Statement from the Chief Public Health Officer of Canada on September 9, 2020
OTTAWA, ON, Sept. 9, 2020 In lieu of an in-person update to the media, Dr. Theresa Tam, Canada's Chief Public Health Officer, issued the following statement today:
"There have been 133,748 cases of COVID-19 reported in Canada, including 9,153 deaths. 88% of people have now recovered. Over the past week, 47,806 people were tested daily, with 1.1% of people testing positive. An average of 618 new cases have been reported daily during the most recent seven days.
As Canadians continue to experience the joy of welcoming new additions to their families, there are important public health measures to consider to keep their infants safe.
Newborns are particularly vulnerable to a variety of infectious diseases, and it is especially important to protect them from COVID-19.
If you are pregnant, or thinking of becoming pregnant, you may consider taking additional precautions to protect yourself beyond the public health measures of physical distancing, frequent hand hygiene, and wearing a mask when distancing is not possible.
Ask visitors to postpone their visit if they've experienced any symptoms of COVID-19 in the last 14 days, or if they've had contact with a confirmed case. Limit in-person visits to only those inside your close contacts bubble, with the exception of medical visits. Ensure those in your close contacts bubble practise good hand hygiene and wear a mask while visiting.
If you have or suspect you have COVID-19, your best source of health information is your primary health care provider. The Government of Canada also has an online self-assessment tool.

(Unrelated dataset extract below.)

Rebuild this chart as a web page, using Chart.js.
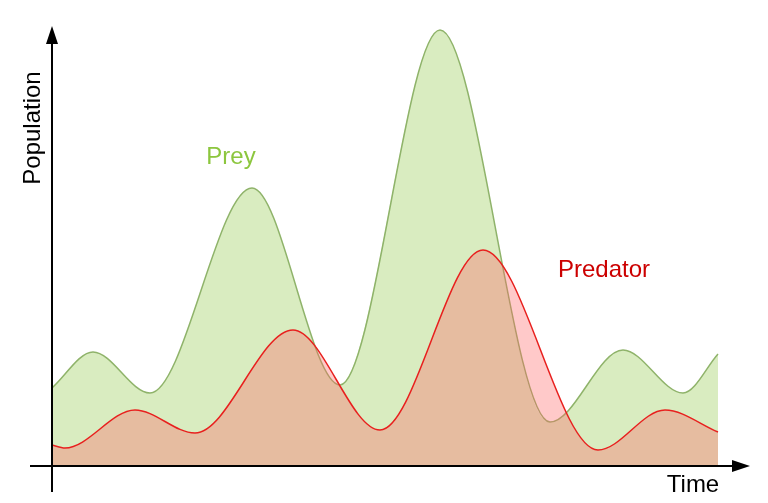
<!DOCTYPE html><html><head><script src="https://cdn.jsdelivr.net/npm/chart.js@4"></script>
<style>html,body{margin:0;background:#fff}#w{width:768px;height:503px}</style></head><body><div id="w"><canvas id="c"></canvas></div><script>
const preyT=[0,41,98,200,288,388,498,571,631,666];
const preyV=[78,114,73,278,81,436,44,116,73,112];
const predT=[0,13,83,143,241,328,431,546,613,666];
const predV=[21,18,56,33,136,36,216,16,56,34];
const labels={x:'Time',y:'Population',prey:'Prey',pred:'Predator'};
const pts=(t,v)=>t.map((x,i)=>({x,y:v[i]}));
const deco={id:'deco',afterDraw(ch){const c=ch.ctx,xs=ch.scales.x,ys=ch.scales.y;
const x0=xs.getPixelForValue(0),y0=ys.getPixelForValue(0),xe=xs.right,yt=ys.top;
c.save();c.strokeStyle='#000';c.fillStyle='#000';c.lineWidth=2;
c.beginPath();c.moveTo(x0,492);c.lineTo(x0,yt+12);c.moveTo(30,y0);c.lineTo(xe-12,y0);c.stroke();
c.beginPath();c.moveTo(x0,yt);c.lineTo(x0-6,yt+18);c.lineTo(x0+6,yt+18);c.fill();
c.beginPath();c.moveTo(xe,y0);c.lineTo(xe-18,y0-6);c.lineTo(xe-18,y0+6);c.fill();
c.font='24px "Liberation Sans"';c.textAlign='center';c.textBaseline='middle';
c.fillText(labels.x,693,485);
c.save();c.translate(33,128);c.rotate(-Math.PI/2);c.fillText(labels.y,0,0);c.restore();
c.fillStyle='#8cc63e';c.fillText(labels.prey,231,157);
c.fillStyle='#cc0000';c.fillText(labels.pred,604,270);
c.restore();}};
new Chart(document.getElementById('c'),{type:'line',data:{datasets:[
{data:pts(predT,predV),borderColor:'#e8201e',borderWidth:1.5,backgroundColor:'rgba(255,100,100,0.35)',fill:'origin',pointRadius:0,cubicInterpolationMode:'monotone',order:0},
{data:pts(preyT,preyV),borderColor:'#8fb36a',borderWidth:1.5,backgroundColor:'#d9ecc0',fill:'origin',pointRadius:0,cubicInterpolationMode:'monotone',order:1}
]},options:{animation:false,responsive:true,maintainAspectRatio:false,
layout:{padding:{left:52,top:26,right:18,bottom:37}},
plugins:{legend:{display:false},tooltip:{enabled:false}},
scales:{x:{type:'linear',min:0,max:698,display:false},y:{min:0,max:440,display:false}}},plugins:[deco]});
</script></body></html>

Breastfeeding provides many nutritional and health benefits to newborns and can provide some protection against certain infections. For these reasons, breastfeeding is still recommended when possible during the pandemic. At present, the evidence suggests that COVID-19 cannot be transmitted through breastmilk.
Childbirth and parenting during the COVID-19 pandemic can be stressful, and new parents and caregivers may experience increased feelings of sadness, fear or confusion during this time. Parents are encouraged to stay connected with family, friends, and community supports, even if that connection is virtual.
Some Canadians have reported increased alcohol consumption during the COVID-19 pandemic. September is fetal alcohol spectrum disorder (FASD) awareness month, which serves as a reminder that there is no known safe amount of alcohol to drink during pregnancy. Alcohol consumption can lead to the development of fetal alcohol spectrum disorder (FASD) in infants exposed to alcohol before birth. If you're struggling with alcohol use and are pregnant, or thinking of becoming pregnant, reach out to your healthcare provider.
Mental health support services and resources are available online, such as the Wellness Together Canada portal for mental wellness and substance use issues. The Public Health Agency of Canada also has resources for new parents.